China is a relative newcomer to the Middle East region. Indeed, as it is not in China’s immediate neighbourhood, for a long time its importance to Beijing remained low. This began to change in the early 2000s. Due to its impressive economic expansion, marked by joining the World Trade Organization in 2001, China’s energy consumption growth rate accelerated, making the energy-rich region increasingly crucial to China’s energy security. Thus, the destabilization that came to the Middle East with the Global War on Terror declared by the United States as a result of the 9/11 terrorist attack, endangered its interests.
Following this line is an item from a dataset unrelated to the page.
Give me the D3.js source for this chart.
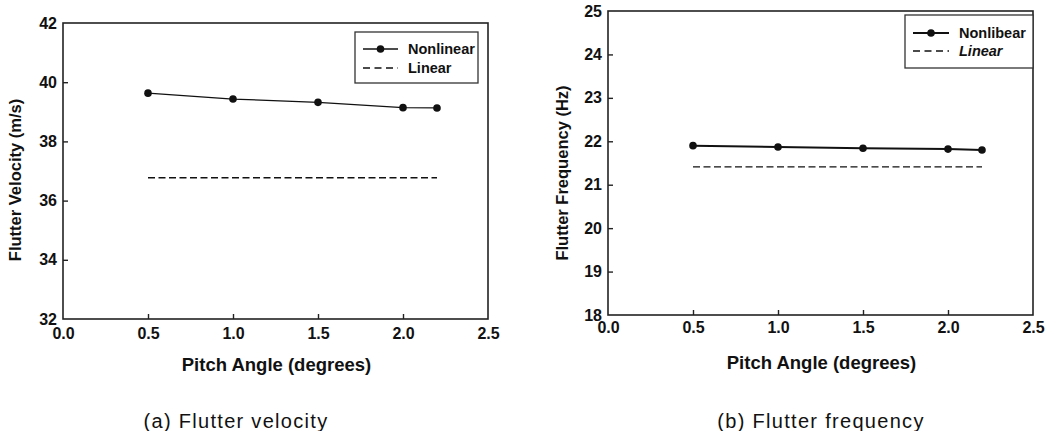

At the same time, however, having significant Muslim minorities of its own, China was keen to maintain the security of its Muslim-majority provinces and used the GWOT as justification for curbing the threat of its internal, separatist “Islamic terrorism”. Eventually, then, to accommodate its growing interest in the region, China expanded its “greater neighbourhood” to include the Middle East as well. Presently, while still not a key partner for Beijing, the region is one of the main suppliers of China’s gas and oil, an increasingly important export destination, a territory of continuous construction activity of Chinese companies under the Belt and Road Initiative (BRI), and an object of a large-scale Chinese charm offensive. Slowly, it is becoming an object of Beijing’s security interests as well.